A man must be far gone in Utopian speculations who can seriously doubt that, if these States should either be wholly disunited, or only united in partial confederacies, the subdivisions into which they might be thrown would have frequent and violent contests with each other.
In other words, the idea of peace between separate or confederated states is a pipe dream.
I have to say, Hamilton was not the most optimistic guy. He had an unfailing lack of faith in people (and apparently, especially in women: ‘The influence which the bigotry of one female, the petulance of another, and the cabals of a third, had in the contemporary policy, ferments, and pacifications, of a considerable part of Europe, are topics that have been too often descanted upon not to be generally known.’). So, with this in mind, it’s not really surprising that he spends most of this Paper detailing historical evidence for the greed, vagaries and perfidies of people and states throughout history. He also rightly points out that it is not only statesmen who may determine a state’s peace, but the average citizen as well. He invokes recent (for him) history: Daniel Shays and his Regulators, noting, ‘If Shays had not been a DESPERATE DEBTOR, it is much to be doubted whether Massachusetts would have been plunged into a civil war.’
I should also probably note that despite Hamilton’s misgivings about statesmen, he concluded the ideal form of government had represented all the interest groups, but maintained a hereditary monarch to decide policy. In Hamilton's opinion, this was impractical in the United States; nevertheless, the country should mimic this form of government as closely as possible. He proposed, therefore, to have a President and elected Senators for life (surprising, really, that TJ and Madison couldn’t stand him).
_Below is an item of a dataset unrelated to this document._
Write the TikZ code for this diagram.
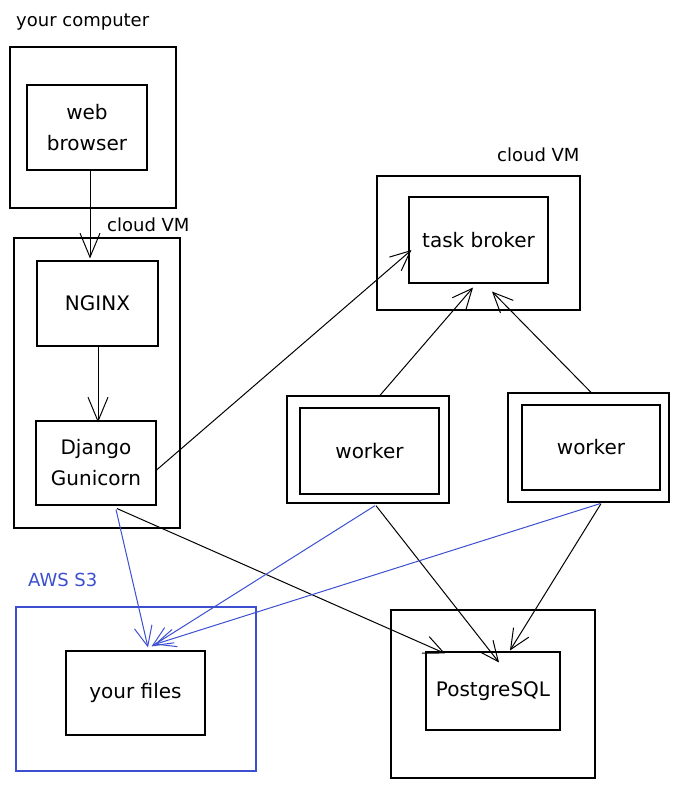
\documentclass[tikz,border=0pt]{standalone}
\usepackage{fontspec}
\setmainfont{DejaVu Sans}
\usetikzlibrary{arrows.meta}
\definecolor{exblue}{HTML}{3B4FD0}
\begin{document}
\begin{tikzpicture}[x=1pt,y=-1pt,
  obox/.style={draw, line width=1.3pt, inner sep=0pt},
  ibox/.style={draw, line width=1.1pt, inner sep=0pt, align=center, font=\fontsize{20}{31}\selectfont},
  lbl/.style={anchor=west, inner sep=0pt, font=\fontsize{18}{22}\selectfont},
  arr/.style={line width=1pt, -{Straight Barb[length=24pt,width=20pt,line width=1pt]}},
  sarr/.style={line width=1pt, -{Straight Barb[length=20pt,width=18pt,line width=1pt]}},
  blu/.style={exblue}
]
\useasboundingbox (0,0) rectangle (679,790);
% labels
\node[lbl] (lcomp) at (16,22) {your computer};
\node[lbl] (lvm1) at (107,225) {cloud VM};
\node[lbl] (lvm2) at (497,155) {cloud VM};
\node[lbl, exblue] (ls3) at (28,580) {AWS S3};
% boxes
\node[obox, minimum width=166pt, minimum height=161pt] (comp) at (93,127.5) {};
\node[ibox, minimum width=120pt, minimum height=85pt] (browser) at (87,127.5) {web\\browser};
\node[obox, minimum width=166pt, minimum height=290pt] (vm) at (97,383) {};
\node[ibox, minimum width=121pt, minimum height=85pt] (nginx) at (97.5,303.5) {NGINX};
\node[ibox, minimum width=120pt, minimum height=84pt] (django) at (96,463) {Django\\Gunicorn};
\node[obox, minimum width=203pt, minimum height=134pt] (bvm) at (478.5,243) {};
\node[ibox, minimum width=139pt, minimum height=86pt] (broker) at (478.5,240) {task broker};
\node[obox, minimum width=162pt, minimum height=107pt] (w1o) at (368,449.5) {};
\node[ibox, minimum width=139pt, minimum height=86pt] (w1) at (369.5,451) {worker};
\node[obox, minimum width=161pt, minimum height=109pt] (w2o) at (588.5,447.5) {};
\node[ibox, minimum width=138pt, minimum height=85pt] (w2) at (591,447.5) {worker};
\node[obox, exblue, line width=1.1pt, minimum width=240pt, minimum height=164pt] (s3) at (136,689) {};
\node[ibox, minimum width=139pt, minimum height=84pt] (files) at (135.5,693) {your files};
\node[obox, minimum width=204pt, minimum height=168pt] (pgo) at (493,694) {};
\node[ibox, minimum width=134pt, minimum height=78pt] (pg) at (493,691) {PostgreSQL};
% connectors
\draw[arr] ([xshift=3pt]browser.south) -- ([xshift=-7.5pt,yshift=2pt]nginx.north);
\draw[arr] ([xshift=0.5pt]nginx.south) -- ([xshift=2pt,yshift=-2pt]django.north);
\draw[sarr] ([yshift=-7pt]django.east) -- ([xshift=3pt,yshift=-10pt]broker.west);
\draw[sarr] ([xshift=12pt]w1o.north) -- ([xshift=-5.5pt,yshift=-4pt]broker.south);
\draw[sarr] ([xshift=2.5pt]w2o.north) -- ([xshift=13.5pt,yshift=-8pt]broker.south);
\draw[sarr, blu] ([xshift=20pt,yshift=-4pt]django.south) -- ([xshift=12.5pt,yshift=3pt]files.north);
\draw[sarr] ([xshift=21pt,yshift=-3pt]django.south) -- ([xshift=-48pt,yshift=-2pt]pg.north);
\draw[sarr, blu] ([xshift=7pt,yshift=-2pt]w1o.south) -- ([xshift=16pt,yshift=4pt]files.north);
\draw[sarr] ([xshift=8pt,yshift=-2pt]w1o.south) -- ([xshift=6pt,yshift=-11pt]pg.north);
\draw[sarr, blu] ([xshift=11.5pt,yshift=-1pt]w2o.south) -- ([xshift=19pt,yshift=6pt]files.north);
\draw[sarr] ([xshift=12.5pt,yshift=-1pt]w2o.south) -- ([xshift=17pt,yshift=1pt]pg.north);
\end{tikzpicture}
\end{document}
I confess that I misread the seventh and eighth paragraphs the first three times. I thought that Hamilton was arguing that despite all of this, however, there is still hope! (which should have been my first clue that I was mistaken). In actuality, he says that visionary men ‘stand ready to advocated the paradox of perpetual peace between the States’ (written eight years before Kant’s Perpetual Peace). They argue that ‘Commercial republics, like ours, will never be disposed to waste themselves in ruinous contentions with each other’: the Enlightenment Era version of the ‘Golden Arches Theory of Conflict Prevention.’
Hamilton counters that republics, even commercial republics, are still just as likely to get into wars. Commerce, instead of eliminating causes of war, simply provides other incentives: war as commerce by other means. As evidence, he cites Sparta, Athens, Rome, Carthage – ‘the aggressor in the very war that ended in her destruction’, Venice, Holland, Britain, Austria, Bourbon, France, England and France involved in Austria vs. Bourbon, etc. In essence, if separate, composed as neighbors, states will fight. Here, he doesn’t offer any explicit evidence that states won’t fight even if they are united (and in fact his mentions of North Carolina’s revolt, the ‘late menacing disturbances in Pennsylvania’ and the insurrections and rebellions in Massachusetts makes me wonder that states will become embroiled in violence no matter what), except to quote Gabriel Bonnot de Mably, l’Abbé de Mably:
NEIGHBORING NATIONS (says he) are naturally enemies of each other unless their common weakness forces them to league in a CONFEDERATE REPUBLIC, and their constitution prevents the differences that neighborhood occasions, extinguishing that secret jealousy which disposes all states to aggrandize themselves at the expense of their neighbors.The quote sums up the Paper nicely, as Hamilton notes with his final line: “This passage, at the same time, points out the EVIL and suggests the REMEDY,” which I must assume he addresses in the next Paper, as there are only the two on Dissensions between the States.